In 1868, by Act of the British Parliament, the Hudson’s Bay Company surrendered to the Crown its territorial rights over the vast region it controlled, in consideration of £300,000 sterling, grants of land around its trading posts to the extent of fifty thousand acres in all, and one-twentieth of all the fertile land south of the north branch of the Saskatchewan, retaining its privileges of trade, without its exclusive monopoly. The attempt of the Dominion Government to take possession of this north-west territory (Manitoba was created a province July 15, 1870) was met by the rising of the squatters and half-breeds under Louis Riel in 1869-70. Riel formed a provisional government, and proceeded with a high hand to banish persons and confiscate property, and on a drumhead court-martial put to death Thomas Scott, a Canadian militia officer. The murder of Scott provoked intense excitement throughout Canada, especially in Ontario. Colonel Garnet Wolseley’s expedition to Fort Garry (now Winnipeg) followed, and the Government authority was restored. Riel and his squatter confederates fled, and he was subsequently pardoned.

In 1871 British Columbia was admitted into the Dominion.
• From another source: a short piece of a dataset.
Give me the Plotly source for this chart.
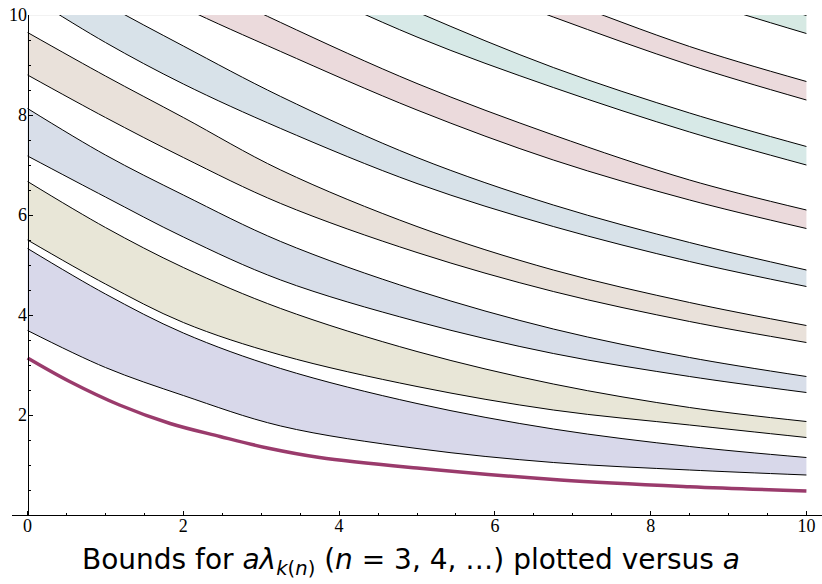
import numpy as np
import plotly.graph_objects as go

# parameter a (x positions where band values were read)
a_vals = [0, 1, 2, 3.25, 5, 6.75, 8.5, 10]

# thick curve (read at its own positions)
thick_a = [0, 0.54, 1.18, 1.83, 2.47, 3.11, 3.75, 5, 6.84, 8.5, 10]
thick_y = [3.14, 2.67, 2.20, 1.83, 1.57, 1.33, 1.15, 0.94, 0.70, 0.566, 0.48]

# band bounds (lower, upper) for successive n
b1_lo = [3.69, 2.95, 2.39, 1.78, 1.33, 1.05, 0.90, 0.80]
b1_hi = [5.33, 4.42, 3.64, 2.93, 2.23, 1.72, 1.37, 1.15]
b2_lo = [5.50, 4.62, 3.85, 3.20, 2.57, 2.10, 1.80, 1.55]
b2_hi = [6.67, 5.75, 4.95, 4.13, 3.27, 2.62, 2.15, 1.87]
b3_lo = [7.18, 6.36, 5.56, 4.70, 3.87, 3.23, 2.77, 2.45]
b3_hi = [8.13, 7.20, 6.40, 5.47, 4.49, 3.72, 3.15, 2.77]
b4_lo = [8.80, 7.95, 7.15, 6.23, 5.25, 4.47, 3.87, 3.45]
b4_hi = [9.65, 8.78, 7.95, 6.90, 5.77, 4.90, 4.25, 3.79]
b5_lo = [10.40, 9.45, 8.62, 7.73, 6.63, 5.77, 5.07, 4.57]
b5_hi = [11.15, 10.22, 9.38, 8.37, 7.15, 6.20, 5.45, 4.90]
b6_lo = [11.85, 10.95, 10.15, 9.27, 8.10, 7.10, 6.30, 5.73]
b6_hi = [12.60, 11.70, 10.80, 9.85, 8.63, 7.60, 6.70, 6.10]
b7_lo = [13.60, 12.70, 11.80, 10.80, 9.56, 8.55, 7.66, 7.00]
b7_hi = [14.10, 13.20, 12.30, 11.30, 10.06, 8.95, 8.04, 7.37]
b8_lo = [14.60, 13.80, 13.00, 12.10, 11.00, 9.96, 9.00, 8.30]
b8_hi = [15.00, 14.20, 13.40, 12.50, 11.40, 10.37, 9.37, 8.67]
b9_lo = [15.80, 15.00, 14.20, 13.40, 12.30, 11.30, 10.35, 9.63]
b9_hi = [16.20, 15.40, 14.60, 13.80, 12.70, 11.70, 10.72, 9.99]

bands = [
    (b1_lo, b1_hi, "#d8d8ea"),
    (b2_lo, b2_hi, "#e8e6d7"),
    (b3_lo, b3_hi, "#d8dee9"),
    (b4_lo, b4_hi, "#e9e1da"),
    (b5_lo, b5_hi, "#d8e2e9"),
    (b6_lo, b6_hi, "#ebdadc"),
    (b7_lo, b7_hi, "#d7e9e7"),
    (b8_lo, b8_hi, "#ebdadc"),
    (b9_lo, b9_hi, "#d6e9e3"),
]

fig = go.Figure()

for lo, hi, col in bands:
    fig.add_trace(go.Scatter(
        x=a_vals, y=lo, mode="lines",
        line=dict(color="black", width=1, shape="spline"),
        hoverinfo="skip", showlegend=False))
    fig.add_trace(go.Scatter(
        x=a_vals, y=hi, mode="lines", fill="tonexty", fillcolor=col,
        line=dict(color="black", width=1, shape="spline"),
        hoverinfo="skip", showlegend=False))

fig.add_trace(go.Scatter(
    x=thick_a, y=thick_y, mode="lines",
    line=dict(color="#9a3b6c", width=3.5, shape="spline"),
    hoverinfo="skip", showlegend=False))

# faint top frame line at y = 10
fig.add_shape(type="line", xref="x", yref="y", x0=0, x1=10, y0=10, y1=10,
              line=dict(color="#e6e6e6", width=1), layer="below")

tick_font = dict(family="Liberation Serif", size=18, color="black")
x_minor = [v for v in np.arange(0, 10.01, 0.5) if v % 2 != 0]
y_minor = [v for v in np.arange(0.5, 10.01, 0.5) if v % 2 != 0]

fig.update_layout(
    width=822, height=584,
    margin=dict(l=12, r=0, t=15, b=69),
    paper_bgcolor="white", plot_bgcolor="white",
    template="none",
    showlegend=False,
    title=dict(
        text="Bounds for <i>aλ</i><sub><i>k</i>(<i>n</i>)</sub> (<i>n</i> = 3, 4, …) plotted versus <i>a</i>",
        font=dict(family="DejaVu Sans", size=28, color="black"),
        x=0.5, xref="container", xanchor="center",
        y=0.042, yref="container", yanchor="middle"),
    xaxis=dict(
        range=[-0.2, 10.2], showgrid=False, zeroline=False,
        showline=True, linecolor="black", linewidth=1,
        tickmode="array", tickvals=[0, 2, 4, 6, 8, 10],
        ticks="inside", ticklen=4.5, tickwidth=1, tickcolor="black",
        minor=dict(tickvals=x_minor, ticks="inside", ticklen=2.5,
                   tickwidth=1, tickcolor="black"),
        ticklabelstandoff=-6,
        tickfont=tick_font, automargin=False),
    yaxis=dict(
        range=[0, 10], showgrid=False, zeroline=False,
        anchor="free", position=(0 - (-0.2)) / 10.4,
        showline=True, linecolor="black", linewidth=1,
        tickmode="array", tickvals=[2, 4, 6, 8, 10],
        ticks="inside", ticklen=4.5, tickwidth=1, tickcolor="black",
        minor=dict(tickvals=y_minor, ticks="inside", ticklen=2.5,
                   tickwidth=1, tickcolor="black"),
        ticklabelstandoff=-3,
        tickfont=tick_font, automargin=False),
)

fig.write_html("out.html",
               config={"displayModeBar": False},
               post_script="document.body.style.margin='0px';")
In 1873 Prince Edward Island came in. The original Act for establishing the province of Manitoba provided for a Lieutenant-governor, a Legislative Council, and an elected Legislative Assembly. In 1876 Manitoba abolished the Council, and the government took its present form of a Lieutenant-governor and one Assembly. By subsequent legislation of the Dominion the district of Keewatin was created out of the eastern portion of the north-west territory, under the jurisdiction of the Lieutenant-governor of Manitoba, ex officio. The Territories of Assiniboin, Alberta, and Saskatchewan have been organized into a Territory called the North-west Territory, with a Lieutenant-governor and Council, and a representative in Parliament, the capital being Regina. Outside of this Territory, to the northward, lies Athabasca, of which the Lieutenant-governor at Regina is ex officio ruler. Newfoundland still remains independent, although negotiations for union were revived in 1888. Some years ago overtures were made for taking in Jamaica to the union, and a delegation from that island visited Ottawa; but nothing came of the proposal. It was said that the Jamaica delegates thought the Dominion debt too large.

The Dominion of Canada, therefore, has a central government at Ottawa, and is composed of the provinces of Nova Scotia (including Cape Breton), New Brunswick, Prince Edward Island, Quebec, Ontario, Manitoba, British Columbia, and the North-west Territory.